Start Material supplied

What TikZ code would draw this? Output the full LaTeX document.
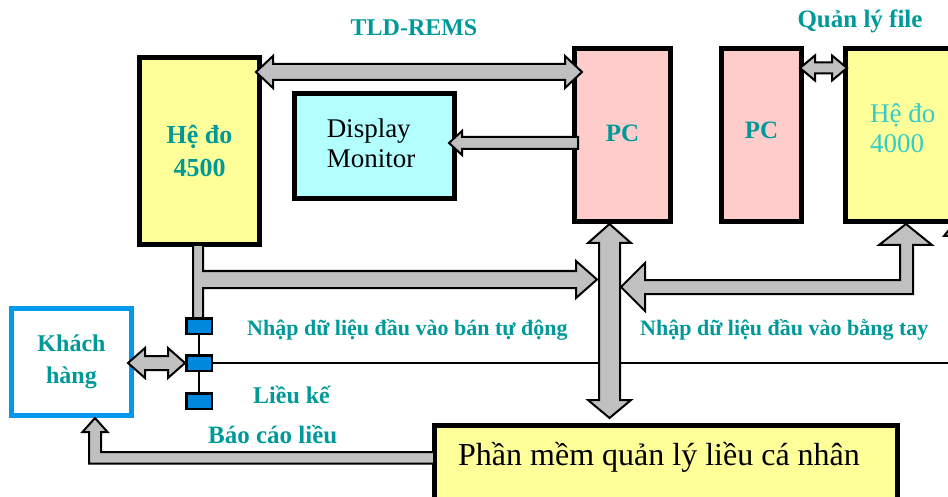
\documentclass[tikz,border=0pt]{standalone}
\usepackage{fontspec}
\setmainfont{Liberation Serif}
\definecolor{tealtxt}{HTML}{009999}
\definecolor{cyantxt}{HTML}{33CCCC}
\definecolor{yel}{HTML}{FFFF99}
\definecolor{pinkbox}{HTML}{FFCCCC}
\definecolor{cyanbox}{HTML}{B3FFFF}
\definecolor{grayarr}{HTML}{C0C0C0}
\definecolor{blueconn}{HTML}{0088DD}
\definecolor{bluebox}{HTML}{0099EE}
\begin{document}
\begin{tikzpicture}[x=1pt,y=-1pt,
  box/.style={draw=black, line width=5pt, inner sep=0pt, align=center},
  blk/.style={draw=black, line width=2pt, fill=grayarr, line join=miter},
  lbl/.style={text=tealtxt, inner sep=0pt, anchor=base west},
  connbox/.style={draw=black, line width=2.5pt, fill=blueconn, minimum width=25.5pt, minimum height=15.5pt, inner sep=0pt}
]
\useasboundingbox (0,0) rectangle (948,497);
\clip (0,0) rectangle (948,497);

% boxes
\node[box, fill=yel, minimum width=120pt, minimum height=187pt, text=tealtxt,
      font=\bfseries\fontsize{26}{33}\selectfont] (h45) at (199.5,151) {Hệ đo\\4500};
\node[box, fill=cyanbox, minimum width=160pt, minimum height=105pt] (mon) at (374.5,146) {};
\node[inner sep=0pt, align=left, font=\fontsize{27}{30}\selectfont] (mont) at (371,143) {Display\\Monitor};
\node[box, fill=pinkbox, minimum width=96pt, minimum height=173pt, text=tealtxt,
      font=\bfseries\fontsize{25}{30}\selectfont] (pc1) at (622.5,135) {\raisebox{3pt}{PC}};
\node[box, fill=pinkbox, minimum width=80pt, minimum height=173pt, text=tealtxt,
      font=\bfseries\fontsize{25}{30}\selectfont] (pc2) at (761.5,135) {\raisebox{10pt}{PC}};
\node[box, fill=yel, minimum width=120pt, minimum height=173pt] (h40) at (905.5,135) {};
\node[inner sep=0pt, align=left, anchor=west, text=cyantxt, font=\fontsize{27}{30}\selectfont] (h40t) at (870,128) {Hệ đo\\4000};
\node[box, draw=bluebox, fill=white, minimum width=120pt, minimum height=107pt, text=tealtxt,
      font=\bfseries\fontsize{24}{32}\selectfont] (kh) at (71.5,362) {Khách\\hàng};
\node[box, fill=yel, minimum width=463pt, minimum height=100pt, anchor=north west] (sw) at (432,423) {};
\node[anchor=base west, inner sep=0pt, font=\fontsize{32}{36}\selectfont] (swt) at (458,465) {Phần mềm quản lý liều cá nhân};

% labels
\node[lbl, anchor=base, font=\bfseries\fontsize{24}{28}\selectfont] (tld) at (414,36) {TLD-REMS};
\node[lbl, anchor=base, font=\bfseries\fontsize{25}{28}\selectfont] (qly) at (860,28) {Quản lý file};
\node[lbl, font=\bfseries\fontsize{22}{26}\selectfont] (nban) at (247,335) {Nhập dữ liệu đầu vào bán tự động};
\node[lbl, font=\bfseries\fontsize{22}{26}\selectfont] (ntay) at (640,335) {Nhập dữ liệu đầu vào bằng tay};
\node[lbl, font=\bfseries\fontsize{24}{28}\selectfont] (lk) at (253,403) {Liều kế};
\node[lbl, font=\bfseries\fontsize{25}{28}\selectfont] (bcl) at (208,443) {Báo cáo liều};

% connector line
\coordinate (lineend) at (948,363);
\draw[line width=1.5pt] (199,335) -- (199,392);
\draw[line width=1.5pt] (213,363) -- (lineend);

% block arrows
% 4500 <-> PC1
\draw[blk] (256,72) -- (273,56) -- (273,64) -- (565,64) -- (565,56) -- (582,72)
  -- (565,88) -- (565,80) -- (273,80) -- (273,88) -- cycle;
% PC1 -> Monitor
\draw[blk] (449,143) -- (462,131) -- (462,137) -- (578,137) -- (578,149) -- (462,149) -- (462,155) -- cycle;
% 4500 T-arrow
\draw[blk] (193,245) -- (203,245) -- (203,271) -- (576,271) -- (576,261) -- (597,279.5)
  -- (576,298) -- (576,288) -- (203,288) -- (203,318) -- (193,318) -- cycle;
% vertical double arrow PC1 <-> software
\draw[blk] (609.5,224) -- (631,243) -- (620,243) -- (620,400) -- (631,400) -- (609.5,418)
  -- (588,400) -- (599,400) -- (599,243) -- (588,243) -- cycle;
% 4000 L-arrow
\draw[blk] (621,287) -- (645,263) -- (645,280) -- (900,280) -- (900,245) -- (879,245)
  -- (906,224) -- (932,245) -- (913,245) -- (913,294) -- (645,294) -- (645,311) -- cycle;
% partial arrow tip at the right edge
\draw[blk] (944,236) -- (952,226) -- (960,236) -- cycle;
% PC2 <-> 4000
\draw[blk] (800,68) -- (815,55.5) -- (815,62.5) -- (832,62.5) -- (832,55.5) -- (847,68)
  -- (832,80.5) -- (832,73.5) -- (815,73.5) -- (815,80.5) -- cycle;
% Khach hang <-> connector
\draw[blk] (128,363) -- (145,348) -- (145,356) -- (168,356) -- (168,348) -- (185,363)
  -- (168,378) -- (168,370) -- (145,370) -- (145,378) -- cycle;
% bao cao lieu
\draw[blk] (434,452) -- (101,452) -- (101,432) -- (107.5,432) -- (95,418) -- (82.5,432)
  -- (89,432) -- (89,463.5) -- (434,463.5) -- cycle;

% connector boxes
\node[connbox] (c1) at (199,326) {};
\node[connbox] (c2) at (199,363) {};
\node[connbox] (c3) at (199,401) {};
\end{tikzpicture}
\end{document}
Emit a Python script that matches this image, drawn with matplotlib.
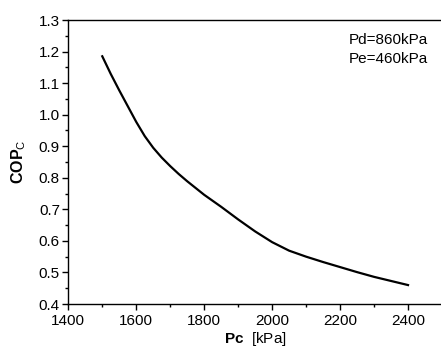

End Material supplied

_What is being asked_
Quote the preceding listing precisely and completely, omitting its images.

_Exercise result_
What TikZ code would draw this? Output the full LaTeX document.
\documentclass[tikz,border=0pt]{standalone}
\usepackage{fontspec}
\setmainfont{Liberation Serif}
\definecolor{tealtxt}{HTML}{009999}
\definecolor{cyantxt}{HTML}{33CCCC}
\definecolor{yel}{HTML}{FFFF99}
\definecolor{pinkbox}{HTML}{FFCCCC}
\definecolor{cyanbox}{HTML}{B3FFFF}
\definecolor{grayarr}{HTML}{C0C0C0}
\definecolor{blueconn}{HTML}{0088DD}
\definecolor{bluebox}{HTML}{0099EE}
\begin{document}
\begin{tikzpicture}[x=1pt,y=-1pt,
  box/.style={draw=black, line width=5pt, inner sep=0pt, align=center},
  blk/.style={draw=black, line width=2pt, fill=grayarr, line join=miter},
  lbl/.style={text=tealtxt, inner sep=0pt, anchor=base west},
  connbox/.style={draw=black, line width=2.5pt, fill=blueconn, minimum width=25.5pt, minimum height=15.5pt, inner sep=0pt}
]
\useasboundingbox (0,0) rectangle (948,497);
\clip (0,0) rectangle (948,497);

% boxes
\node[box, fill=yel, minimum width=120pt, minimum height=187pt, text=tealtxt,
      font=\bfseries\fontsize{26}{33}\selectfont] (h45) at (199.5,151) {Hệ đo\\4500};
\node[box, fill=cyanbox, minimum width=160pt, minimum height=105pt] (mon) at (374.5,146) {};
\node[inner sep=0pt, align=left, font=\fontsize{27}{30}\selectfont] (mont) at (371,143) {Display\\Monitor};
\node[box, fill=pinkbox, minimum width=96pt, minimum height=173pt, text=tealtxt,
      font=\bfseries\fontsize{25}{30}\selectfont] (pc1) at (622.5,135) {\raisebox{3pt}{PC}};
\node[box, fill=pinkbox, minimum width=80pt, minimum height=173pt, text=tealtxt,
      font=\bfseries\fontsize{25}{30}\selectfont] (pc2) at (761.5,135) {\raisebox{10pt}{PC}};
\node[box, fill=yel, minimum width=120pt, minimum height=173pt] (h40) at (905.5,135) {};
\node[inner sep=0pt, align=left, anchor=west, text=cyantxt, font=\fontsize{27}{30}\selectfont] (h40t) at (870,128) {Hệ đo\\4000};
\node[box, draw=bluebox, fill=white, minimum width=120pt, minimum height=107pt, text=tealtxt,
      font=\bfseries\fontsize{24}{32}\selectfont] (kh) at (71.5,362) {Khách\\hàng};
\node[box, fill=yel, minimum width=463pt, minimum height=100pt, anchor=north west] (sw) at (432,423) {};
\node[anchor=base west, inner sep=0pt, font=\fontsize{32}{36}\selectfont] (swt) at (458,465) {Phần mềm quản lý liều cá nhân};

% labels
\node[lbl, anchor=base, font=\bfseries\fontsize{24}{28}\selectfont] (tld) at (414,36) {TLD-REMS};
\node[lbl, anchor=base, font=\bfseries\fontsize{25}{28}\selectfont] (qly) at (860,28) {Quản lý file};
\node[lbl, font=\bfseries\fontsize{22}{26}\selectfont] (nban) at (247,335) {Nhập dữ liệu đầu vào bán tự động};
\node[lbl, font=\bfseries\fontsize{22}{26}\selectfont] (ntay) at (640,335) {Nhập dữ liệu đầu vào bằng tay};
\node[lbl, font=\bfseries\fontsize{24}{28}\selectfont] (lk) at (253,403) {Liều kế};
\node[lbl, font=\bfseries\fontsize{25}{28}\selectfont] (bcl) at (208,443) {Báo cáo liều};

% connector line
\coordinate (lineend) at (948,363);
\draw[line width=1.5pt] (199,335) -- (199,392);
\draw[line width=1.5pt] (213,363) -- (lineend);

% block arrows
% 4500 <-> PC1
\draw[blk] (256,72) -- (273,56) -- (273,64) -- (565,64) -- (565,56) -- (582,72)
  -- (565,88) -- (565,80) -- (273,80) -- (273,88) -- cycle;
% PC1 -> Monitor
\draw[blk] (449,143) -- (462,131) -- (462,137) -- (578,137) -- (578,149) -- (462,149) -- (462,155) -- cycle;
% 4500 T-arrow
\draw[blk] (193,245) -- (203,245) -- (203,271) -- (576,271) -- (576,261) -- (597,279.5)
  -- (576,298) -- (576,288) -- (203,288) -- (203,318) -- (193,318) -- cycle;
% vertical double arrow PC1 <-> software
\draw[blk] (609.5,224) -- (631,243) -- (620,243) -- (620,400) -- (631,400) -- (609.5,418)
  -- (588,400) -- (599,400) -- (599,243) -- (588,243) -- cycle;
% 4000 L-arrow
\draw[blk] (621,287) -- (645,263) -- (645,280) -- (900,280) -- (900,245) -- (879,245)
  -- (906,224) -- (932,245) -- (913,245) -- (913,294) -- (645,294) -- (645,311) -- cycle;
% partial arrow tip at the right edge
\draw[blk] (944,236) -- (952,226) -- (960,236) -- cycle;
% PC2 <-> 4000
\draw[blk] (800,68) -- (815,55.5) -- (815,62.5) -- (832,62.5) -- (832,55.5) -- (847,68)
  -- (832,80.5) -- (832,73.5) -- (815,73.5) -- (815,80.5) -- cycle;
% Khach hang <-> connector
\draw[blk] (128,363) -- (145,348) -- (145,356) -- (168,356) -- (168,348) -- (185,363)
  -- (168,378) -- (168,370) -- (145,370) -- (145,378) -- cycle;
% bao cao lieu
\draw[blk] (434,452) -- (101,452) -- (101,432) -- (107.5,432) -- (95,418) -- (82.5,432)
  -- (89,432) -- (89,463.5) -- (434,463.5) -- cycle;

% connector boxes
\node[connbox] (c1) at (199,326) {};
\node[connbox] (c2) at (199,363) {};
\node[connbox] (c3) at (199,401) {};
\end{tikzpicture}
\end{document}
Emit a Python script that matches this image, drawn with matplotlib.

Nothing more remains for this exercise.